Meet Me & Contact!

Hi friends :)  Nice to meet you all :)

My name is Gracie and I am a sixteen year old girl who loves smiling, helping others, working out, spirituality, yoga, and life overall.  


summer yoga days  :)



Here's the story of how who I am today, came to be from who I was in the past, a place that seems like it never really existed.  

I was diagnosed back in September of 2013 with Anorexia Nervosa, a mental disorder that affects everyone who has it differently, but in general can be categorized and summarized with the following characteristics:  obsession with food and body image, feelings of low self-worth, compulsive exercise and extremely low body weight.  Dating back to sixth grade, I can still remember my compulsive and obsessive behaviors around exercise.  It didn't start around food until I was in eighth grade, two years later, and the physical symptoms did not rear their heads until my freshman year of high school.  

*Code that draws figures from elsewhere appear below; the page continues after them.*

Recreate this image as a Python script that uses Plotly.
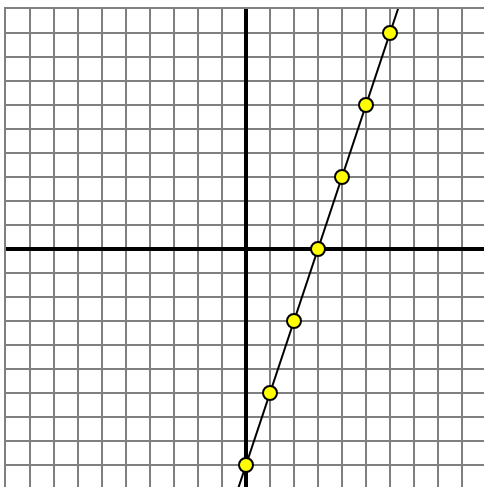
import plotly.graph_objects as go

# points on the line y = 3x - 9
pt_x = [0, 1, 2, 3, 4, 5, 6]
pt_y = [-9, -6, -3, 0, 3, 6, 9]

# line runs past the plot edges
line_x = [-0.4, 6.4]
line_y = [-10.2, 10.2]

fig = go.Figure()

fig.add_trace(go.Scatter(
    x=line_x, y=line_y, mode='lines',
    line=dict(color='black', width=2),
    hoverinfo='skip'
))

fig.add_trace(go.Scatter(
    x=pt_x, y=pt_y, mode='markers',
    marker=dict(size=14, color='#ffff00', line=dict(color='black', width=2)),
    cliponaxis=False
))

axis_style = dict(
    dtick=1, showticklabels=False, ticks='',
    showgrid=True, gridcolor='#808080', gridwidth=2,
    zeroline=True, zerolinecolor='black', zerolinewidth=4,
    showline=True, linecolor='#808080', linewidth=2,
    fixedrange=True
)

# edge lines only on the top and left, the other sides are cut off
fig.update_xaxes(range=[-10, 9.9167], side='top', **axis_style)
fig.update_yaxes(range=[-9.9167, 10], side='left', **axis_style)

fig.update_layout(
    width=484, height=487,
    margin=dict(l=6, r=0, t=9, b=0),
    plot_bgcolor='white', paper_bgcolor='white',
    showlegend=False
)

# drop the default page margin so the chart sits at the window corner
fig.write_html(
    "out.html",
    config={'displayModeBar': False},
    post_script="document.body.style.margin='0';document.body.style.overflow='hidden';"
)
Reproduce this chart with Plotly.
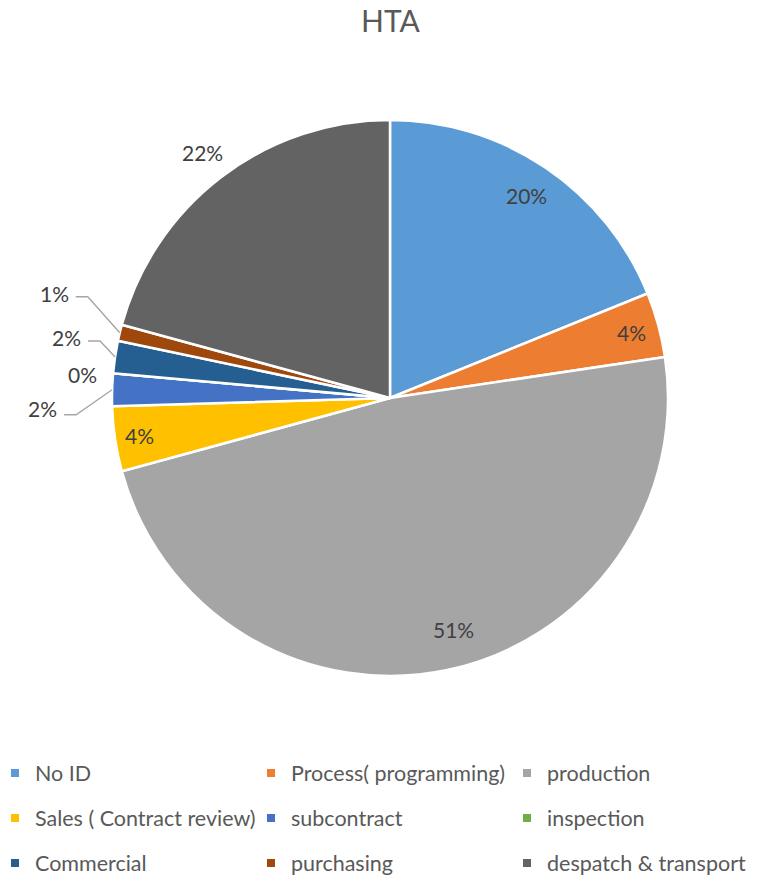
import math
import plotly.graph_objects as go

# Issue categories and their share values (as labelled, in %)
categories = ["No ID", "Process( programming)", "production",
              "Sales ( Contract review)", "subcontract", "inspection",
              "Commercial", "purchasing", "despatch & transport"]
values = [20, 4, 51, 4, 2, 0, 2, 1, 22]
colors = ["#5B9BD5", "#ED7D31", "#A5A5A5", "#FFC000", "#4472C4",
          "#70AD47", "#255E91", "#9E480E", "#636363"]

# Figure geometry (pixels)
W, H = 767, 877
CX, CY, R = 390, 398, 278          # pie centre and radius

FONT = "Lato, 'Open Sans', sans-serif"
LABEL_COLOR = "#404040"
LEADER_COLOR = "#A6A6A6"

# Data-label placement per slice:
#   ("radial", radius factor, angle shift in degrees)  -> text along mid-angle
#   ("leader", elbow dx, elbow dy, end dx, end dy, text dx, text dy) -> callout
#   ("side", text dx, text dy) -> callout without leader line
label_layout = [
    ("radial", 0.88, 0.0),
    ("radial", 0.90, 0.0),
    ("radial", 0.865, -3.5),
    ("radial", 0.91, 0.0),
    ("leader", -36, 25, -48, 25, -53, 19),
    ("side", -14, 1),
    ("leader", -15, -16, -27, -16, -32, -19),
    ("leader", -32, -36, -44, -36, -49, -39),
    ("radial", 1.11, 0.0),
]


def px_to_paper(x, y):
    return x / W, 1 - y / H


def polar(angle_deg, radius):
    a = math.radians(angle_deg)
    return CX + radius * math.sin(a), CY - radius * math.cos(a)


total = sum(values)
annotations = []
shapes = []
cum = 0.0
for val, spec in zip(values, label_layout):
    mid = (cum + val / 2) / total * 360.0
    cum += val
    text = f"{val}%"
    if spec[0] == "radial":
        _, fac, shift = spec
        x, y = polar(mid + shift, R * fac)
        px, py = px_to_paper(x, y)
        annotations.append(dict(x=px, y=py, xref="paper", yref="paper",
                                text=text, showarrow=False,
                                xanchor="center", yanchor="middle"))
    else:
        ex, ey = polar(mid, R)
        if spec[0] == "leader":
            _, bx, by, qx, qy, tx, ty = spec
            p0 = px_to_paper(ex, ey)
            p1 = px_to_paper(ex + bx, ey + by)
            p2 = px_to_paper(ex + qx, ey + qy)
            shapes.append(dict(
                type="path", xref="paper", yref="paper",
                path=f"M {p0[0]},{p0[1]} L {p1[0]},{p1[1]} L {p2[0]},{p2[1]}",
                line=dict(color=LEADER_COLOR, width=1.4)))
        else:
            _, tx, ty = spec
        px, py = px_to_paper(ex + tx, ey + ty)
        annotations.append(dict(x=px, y=py, xref="paper", yref="paper",
                                text=text, showarrow=False,
                                xanchor="right", yanchor="middle"))

for a in annotations:
    a["font"] = dict(family=FONT, size=21, color=LABEL_COLOR)

# Title
annotations.append(dict(x=391 / W, y=1 - 20 / H, xref="paper", yref="paper",
                        text="HTA", showarrow=False,
                        xanchor="center", yanchor="middle",
                        font=dict(family=FONT, size=30, color="#595959")))

d0 = px_to_paper(CX - R, CY + R)
d1 = px_to_paper(CX + R, CY - R)

fig = go.Figure()
fig.add_trace(go.Pie(
    labels=categories,
    values=values,
    textinfo="none",
    sort=False,
    direction="clockwise",
    rotation=0,
    marker=dict(colors=colors, line=dict(color="white", width=2.5)),
    automargin=False,
    domain=dict(x=[d0[0], d1[0]], y=[d0[1], d1[1]]),
    hoverinfo="label+value",
    showlegend=False,
))

# Legend: three columns by three rows, one legend box per entry
col_text_x = [34, 290, 546]
row_y = [773, 818, 863]
legend_layouts = {}
for i, (cat, col) in enumerate(zip(categories, colors)):
    key = "legend" if i == 0 else f"legend{i + 1}"
    fig.add_trace(go.Scatter(
        x=[None], y=[None], mode="markers", name=cat,
        marker=dict(symbol="square", size=8, color=col),
        legend=key, showlegend=True, hoverinfo="skip"))
    r, c = divmod(i, 3)
    lx, ly = px_to_paper(col_text_x[c] - 39, row_y[r])
    legend_layouts[key] = dict(
        x=lx, y=ly, xanchor="left", yanchor="middle",
        orientation="h", bgcolor="rgba(0,0,0,0)",
        font=dict(family=FONT, size=21.5, color="#595959"))

fig.update_layout(
    width=W, height=H,
    margin=dict(l=0, r=0, t=0, b=0, autoexpand=False),
    paper_bgcolor="white",
    plot_bgcolor="white",
    xaxis=dict(visible=False),
    yaxis=dict(visible=False),
    annotations=annotations,
    shapes=shapes,
    **legend_layouts,
)

fig.write_html("out.html")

I made it through the first two weeks of my freshman year before having to stop attending school due to the life-threatening condition my heart and body were in.  I had originally planned on going to a treatment facility for my eating disorder, but they refused to admit me because my heart rate was too low, and instead I was admitted inpatient into Children's Hospital of Philadelphia for about six weeks time.  I was under 24-hour surveillance by nurses and doctors and was not allowed to move out of bed, in fact, I had to go to the bathroom in a bedpan for the first two weeks of residency.  I ate six meals a day here, all of which went against my strict ethically-chosen vegan diet of five years. I cried during each meal and developed extreme OCD here, as well as bad lying tendencies. I hid food from my meals when staff was not looking and struggled to exercise when staff left my room for a moment.

After successfully gaining back the minimum health requirements for discharge at CHOP, I went inpatient to a treatment facility whose name I will not share here for privacy concerns and respect of those who have been here as well.  I stayed at this center for all of three days because the care was not helping- it was actually causing my mental and physical health to decline.  i began loosing weight because the staff forgot to give me my three daily snacks each of the three days I was there, and they yelled at me along with the other patients as well.  Many of the other patients were twenty-fifty years older than me in age and suffered from drug and alcohol abuse as well as an eating disorder.  It was sad.  It made me sad.  It was not a centered place, not mentally, not physically, not emotionally.  I did not feel safe here.  My mother took me out of here, and this marks the start of the path of home-based family treatment.

Home-based treatment is basically the Maudsley Method approach of healing and treating loved ones with eating disorders.  My mom and step dad and my brother watched me 24/7 while I was at home. After my step dad and mom split, i was relieved.  he was a bully.  he verbally abused us for too long.  It was time to get the family back together.  My mom made all my meals for me and I had to eat everything I was given.  I was allowed to do yoga for 30 minutes per day.  I cried a lot and felt guilty.  But, I was healing.  And that mattered more.  

After almost a year of weekly doctor's visits, monthly blood tests, and bi-weekly therapy and physiologist sessions, relapse, and lessons I've come to learn, I can say that I have fully recovered from my eating disorder.  I have learned so much about how strong I am, and God never fails to remind me of that with daily struggles I face as well.  

I would never change my past.  I would never change anything about it.  I am so happy that I am who I am in this present moment.  My past made me this way.  My hard past- all of the winds, all of the rain, all of the tumbling and scraping and falling- all of that has shaped me into the smooth and beautiful stone that I know and accept myself as today.  We get beat up not because we deserve it- but so that when the light does shine down on us, we can reflect it back into the universe and absorb it deep into our hearts.  It is so hard to see the beauty and benefits of a long and treacherous climb up the side of a mountain, but when you reach that peak, you see the beauty of it all.  You see the beauty of internal and external struggle.  You see the beauty of healing.  You see the beauty of yourself.